Are you willing to submit a PR?

liming30 commented 1 year ago

@bugmenoway Thanks for your reporting.

请问这个异常应该如何解决?是否可以通过修改配置文件或依赖实现适配

We use the class org.apache.flink.streaming.connectors.kafka.FlinkKafkaProducer to write to kafka. From the exception stack, I guess that there may be class conflicts in multiple jars in your classpath, and the callback field does not exist in the wrong FlinkKafkaProducer class. You can check whether there are multiple org.apache.flink.streaming.connectors.kafka.FlinkKafkaProducer classes in the classpath, and if so, keep only the correct one.

哪里可以看到更详细的paimon相关文档?尤其是关于其基本使用方法,详细配置的部分

All information about paimon can be found at here. At the same time, It can also be communicated through email and Dingding group (10880001919)

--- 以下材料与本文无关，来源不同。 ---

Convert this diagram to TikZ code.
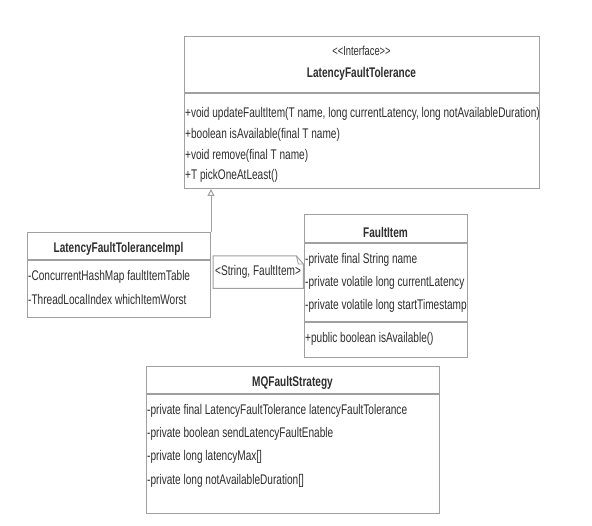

Alibaba-HZY commented 1 year ago

remove flink-connector-kafka-1.17.1.jar

bugmenoway commented 1 year ago

remove flink-connector-kafka-1.17.1.jar

我也发现了解决方法,日志显示FlinkKafkaProducer调用的是org.apache.kafka内的方法,说明优先级 flink-connector-kafka-1.17.1.jar 更高了。 org.apache.paimon.flink.kafka.KafkaSinkFunction 内需要org.apache.flink.kafka.shaded.org.apache.kafka.clients.producer.Callback 和 org.apache.kafka.clients.producer.Callback 不同就报错了。 移除flink-connector-kafka-1.17.1.jar 成功解决。 多谢!!